Quanto mais tempo passa, mais a situação piora. A dinâmica de investimento de tempo e recompensa é desbalanceada a ponto de se tornar risível bem cedo na trama, e piora muito quando “Perpetrator” introduz sua grande reviravolta que dá um novo significado a cenas passadas muito antes e que, sinceramente, consegue tirar todo o valor de momentos que já eram essencialmente rasos em termos de função narrativa. É tudo uma bagunça, sinceramente. Não era para ser um filme complexo a ponto de se perder em sua própria ambição. Mesmo assim, isso acontece tão frequentemente que chega a ser incômodo ver como um diálogo falha em agregar conteúdo, personalidade ou cumprir um objetivo básico. Nenhum deles parece ou soa como uma conversa, mesmo que uma troca rápida, sem contar que haver uma coleção de cenas de diálogos curtíssimos com lugares e personagens torna a progressão caótica. A total falta de continuidade de uma fala para a próxima passa apenas a impressão de que alguém não leu o roteiro ou que os atores erraram e muito na interpretação das falas. Alguma coisa dá terrivelmente errado para o senso de coesão ser universal ou minimamente presente para fazer o espectador ter certeza de que a execução é o problema.

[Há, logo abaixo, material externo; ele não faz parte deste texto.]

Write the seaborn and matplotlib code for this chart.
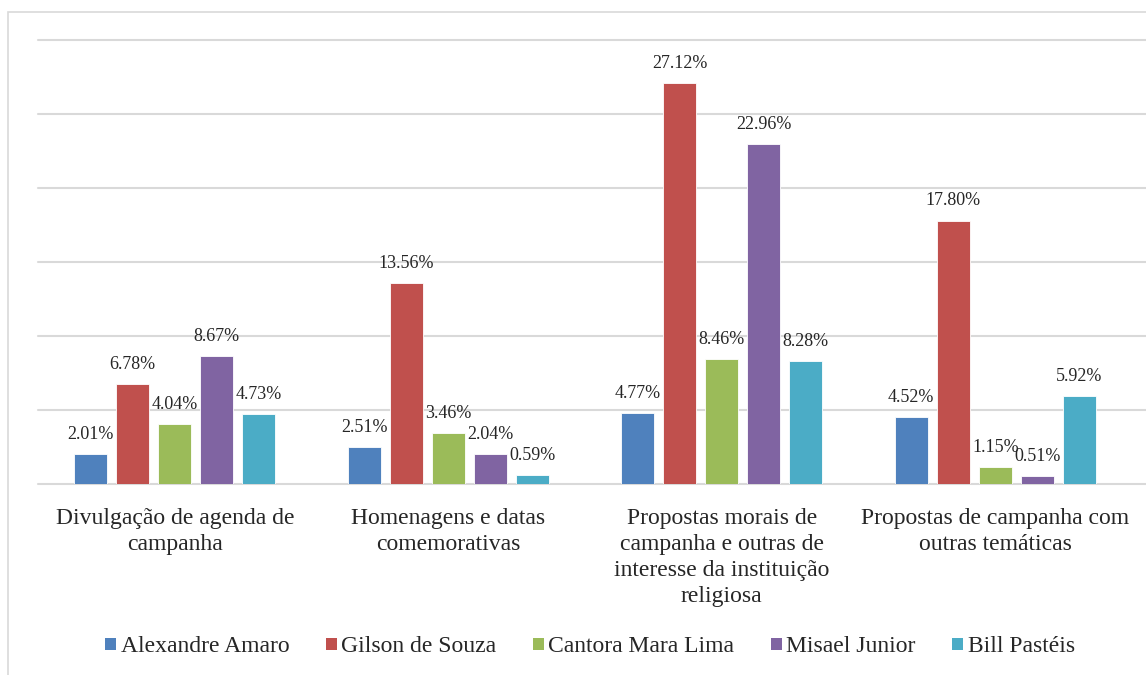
import matplotlib
matplotlib.use("Agg")
import matplotlib.pyplot as plt
import seaborn as sns
import pandas as pd
from matplotlib.patches import Patch, Rectangle

categories = [
    "Divulgação de agenda de\ncampanha",
    "Homenagens e datas\ncomemorativas",
    "Propostas morais de\ncampanha e outras de\ninteresse da instituição\nreligiosa",
    "Propostas de campanha com\noutras temáticas",
]
series_names = ["Alexandre Amaro", "Gilson de Souza", "Cantora Mara Lima", "Misael Junior", "Bill Pastéis"]
alexandre = [2.01, 2.51, 4.77, 4.52]
gilson = [6.78, 13.56, 27.12, 17.80]
cantora = [4.04, 3.46, 8.46, 1.15]
misael = [8.67, 2.04, 22.96, 0.51]
bill = [4.73, 0.59, 8.28, 5.92]
colors = ["#4F81BD", "#C0504D", "#9BBB59", "#8064A2", "#4BACC6"]

rows = []
for name, vals in zip(series_names, [alexandre, gilson, cantora, misael, bill]):
    for c, v in zip(categories, vals):
        rows.append({"cat": c, "serie": name, "val": v})
df = pd.DataFrame(rows)

sns.set_theme(style="white")
plt.rcParams["font.family"] = ["Liberation Serif", "DejaVu Serif"]

W, H = 1146, 675
fig = plt.figure(figsize=(W / 100, H / 100), dpi=100)
ax = fig.add_axes([38 / W, (H - 484) / H, (1146 - 38) / W, (484 - 40) / H])

sns.barplot(data=df, x="cat", y="val", hue="serie", order=categories,
            hue_order=series_names, palette=colors, width=0.768, gap=0.214,
            saturation=1, edgecolor="white", linewidth=0.6, ax=ax, legend=False)

for cont in ax.containers:
    ax.bar_label(cont, fmt="%.2f%%", padding=8, fontsize=13, color="#262626")

ax.set_xlim(-0.5, 3.551)
ax.set_ylim(0, 30)
ax.set_yticks([0, 5, 10, 15, 20, 25, 30])
ax.set_yticklabels([])
ax.yaxis.grid(True, color="#D9D9D9", linewidth=1.5)
ax.set_axisbelow(True)
for g in ax.get_ygridlines():
    g.set_clip_on(False)
for s in ax.spines.values():
    s.set_visible(False)
ax.tick_params(axis="x", length=0, pad=17, labelsize=17, colors="#262626")
ax.tick_params(axis="y", length=0)
ax.set_xlabel("")
ax.set_ylabel("")
for lbl in ax.get_xticklabels():
    lbl.set_linespacing(1.33)

handles = [Patch(facecolor=c, edgecolor="none", label=n) for c, n in zip(colors, series_names)]
fig.legend(handles=handles, loc="center", bbox_to_anchor=(590 / W, 1 - 647 / H), ncol=5,
           frameon=False, fontsize=17, handlelength=0.45, handleheight=0.45,
           handletextpad=0.2, columnspacing=1.55, labelcolor="#262626")

fig.patches.append(Rectangle((8 / W, -0.1), 1.2, (H - 12) / H + 0.1, transform=fig.transFigure,
                             facecolor="none", edgecolor="#D9D9D9", linewidth=1.2))

fig.savefig("out.png", dpi=100)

E não há nenhum aspecto redentor. Não é como se o elenco inteiro fosse ruim, mas Alicia Silverstone trouxesse um respiro de tranquilidade em suas ocasionais cenas. Ou como se os efeitos especiais e a violência trouxessem um consolo básico do tipo “esse filme é ruim, mas teve boas mortes e ótimos efeitos de violência”. É difícil, nada se salva em “Perpetrator”, e o sentimento é um misto de indignação e dúvida se alguém de fato assistiu antes de escolher para a programação. Antes fosse um filme-arte que fracasse, mas ainda tenha algum valor na escolha de seus temas e algum tipo de inovação no desenvolvimento deles; uma obra com intenções e formato mais claramente direcionados ao mercado comercial falhar dessa forma é apenas… feio. Ainda mais por tentar abordar temas sociais e conseguir fazer mais um desserviço À causa do que qualquer outra coisa.